→ Problem
Without the pictures, can you quote each line below exactly?
---
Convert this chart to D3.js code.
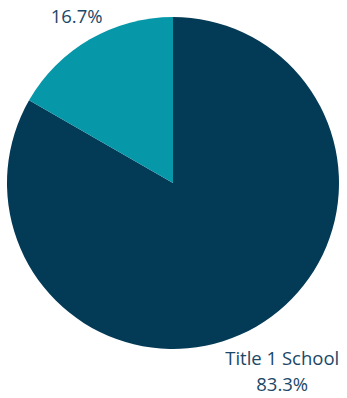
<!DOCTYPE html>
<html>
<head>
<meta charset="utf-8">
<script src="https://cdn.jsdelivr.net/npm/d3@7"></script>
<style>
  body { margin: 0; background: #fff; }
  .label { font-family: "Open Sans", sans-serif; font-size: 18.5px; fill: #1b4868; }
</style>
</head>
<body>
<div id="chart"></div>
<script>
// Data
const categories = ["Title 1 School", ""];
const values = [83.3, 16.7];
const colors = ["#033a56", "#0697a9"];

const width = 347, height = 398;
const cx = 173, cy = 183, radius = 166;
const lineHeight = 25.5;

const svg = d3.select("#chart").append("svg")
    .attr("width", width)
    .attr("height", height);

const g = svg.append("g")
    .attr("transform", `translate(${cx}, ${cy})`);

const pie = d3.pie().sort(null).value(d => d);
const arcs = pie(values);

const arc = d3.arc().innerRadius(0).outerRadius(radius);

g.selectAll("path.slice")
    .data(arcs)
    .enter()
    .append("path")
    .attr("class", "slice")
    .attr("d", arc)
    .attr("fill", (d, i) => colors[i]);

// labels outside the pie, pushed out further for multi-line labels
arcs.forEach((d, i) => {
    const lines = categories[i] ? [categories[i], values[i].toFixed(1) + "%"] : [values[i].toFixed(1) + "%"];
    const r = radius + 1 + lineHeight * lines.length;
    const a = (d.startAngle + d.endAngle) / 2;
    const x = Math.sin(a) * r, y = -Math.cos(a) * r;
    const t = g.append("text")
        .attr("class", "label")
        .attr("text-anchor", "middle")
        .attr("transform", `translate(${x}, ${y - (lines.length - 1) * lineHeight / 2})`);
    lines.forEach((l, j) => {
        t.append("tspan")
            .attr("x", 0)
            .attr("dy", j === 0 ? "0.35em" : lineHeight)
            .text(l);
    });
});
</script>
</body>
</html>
---
→ Exercise result
Convert this chart to D3.js code.
<!DOCTYPE html>
<html>
<head>
<meta charset="utf-8">
<script src="https://cdn.jsdelivr.net/npm/d3@7"></script>
<style>
  body { margin: 0; background: #fff; }
  .label { font-family: "Open Sans", sans-serif; font-size: 18.5px; fill: #1b4868; }
</style>
</head>
<body>
<div id="chart"></div>
<script>
// Data
const categories = ["Title 1 School", ""];
const values = [83.3, 16.7];
const colors = ["#033a56", "#0697a9"];

const width = 347, height = 398;
const cx = 173, cy = 183, radius = 166;
const lineHeight = 25.5;

const svg = d3.select("#chart").append("svg")
    .attr("width", width)
    .attr("height", height);

const g = svg.append("g")
    .attr("transform", `translate(${cx}, ${cy})`);

const pie = d3.pie().sort(null).value(d => d);
const arcs = pie(values);

const arc = d3.arc().innerRadius(0).outerRadius(radius);

g.selectAll("path.slice")
    .data(arcs)
    .enter()
    .append("path")
    .attr("class", "slice")
    .attr("d", arc)
    .attr("fill", (d, i) => colors[i]);

// labels outside the pie, pushed out further for multi-line labels
arcs.forEach((d, i) => {
    const lines = categories[i] ? [categories[i], values[i].toFixed(1) + "%"] : [values[i].toFixed(1) + "%"];
    const r = radius + 1 + lineHeight * lines.length;
    const a = (d.startAngle + d.endAngle) / 2;
    const x = Math.sin(a) * r, y = -Math.cos(a) * r;
    const t = g.append("text")
        .attr("class", "label")
        .attr("text-anchor", "middle")
        .attr("transform", `translate(${x}, ${y - (lines.length - 1) * lineHeight / 2})`);
    lines.forEach((l, j) => {
        t.append("tspan")
            .attr("x", 0)
            .attr("dy", j === 0 ? "0.35em" : lineHeight)
            .text(l);
    });
});
</script>
</body>
</html>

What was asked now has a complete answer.